Thousands of individually owned stores and businesses have disappeared because landlords, seeking richer tenants and greater profits, have raised rents to levels the merchants cannot afford. This is true not only in high-end territory like the West Village but in diverse precincts of urban America. It can be remedied. New York's City Council has had before it for more than 30 years a bill that would force commercial landlords to negotiate 10-year leases with their tenants at fair rents, or submit to arbitration if they refuse. For all these years, the legislation has been bottled up by the real estate industry and by the elected politicians, even notably progressive ones, who depend on the real estate lobby for campaign contributions. The current sponsors are hoping that in the present economic climate, the bill will finally get the attention it deserves. Enacting such legislation wouldn't halt the erosion of neighborhood commerce, in New York or anywhere else. But it would help.

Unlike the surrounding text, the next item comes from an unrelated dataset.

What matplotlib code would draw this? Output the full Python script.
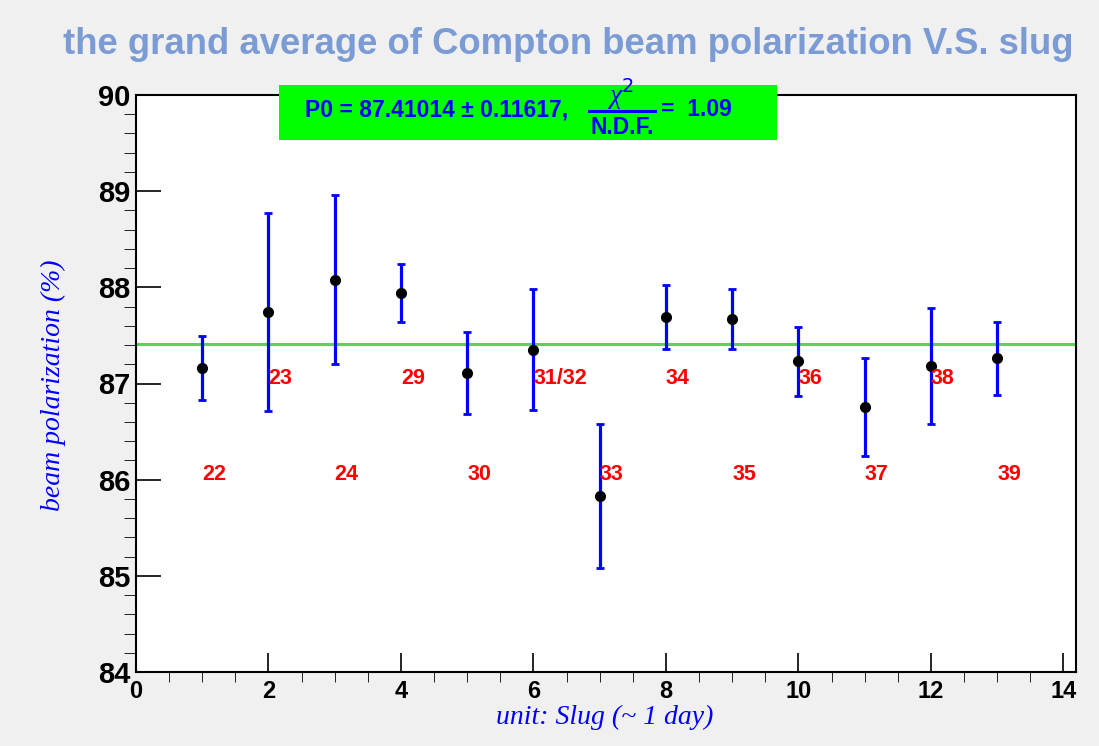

In the end, the survival of neighborhood retail commerce, even in truncated form, could depend on the answer to a complex question. Who has the rights in a battle over local commerce? Is it the landlord, the tenant or the community? If it is merely a struggle between the landlord and the tenant, the landlord will win almost every time. If the community has a voice, the result is likely to be different.
In France, there are at least 30,000 independently owned bakeries on commercial streets across the country. This is in part because the French people love bread, but it is also because local artisans have had the right to approve or disapprove the applications of supermarkets that want to come into their neighborhoods and compete. It is entirely possible that 30,000 bakeries are more than France actually needs. But if you have ever walked down a Paris street on a summer morning and seen and smelled the warm baguettes the residents are carrying home from their bakeries, you may well believe the French bread law is a price worth paying.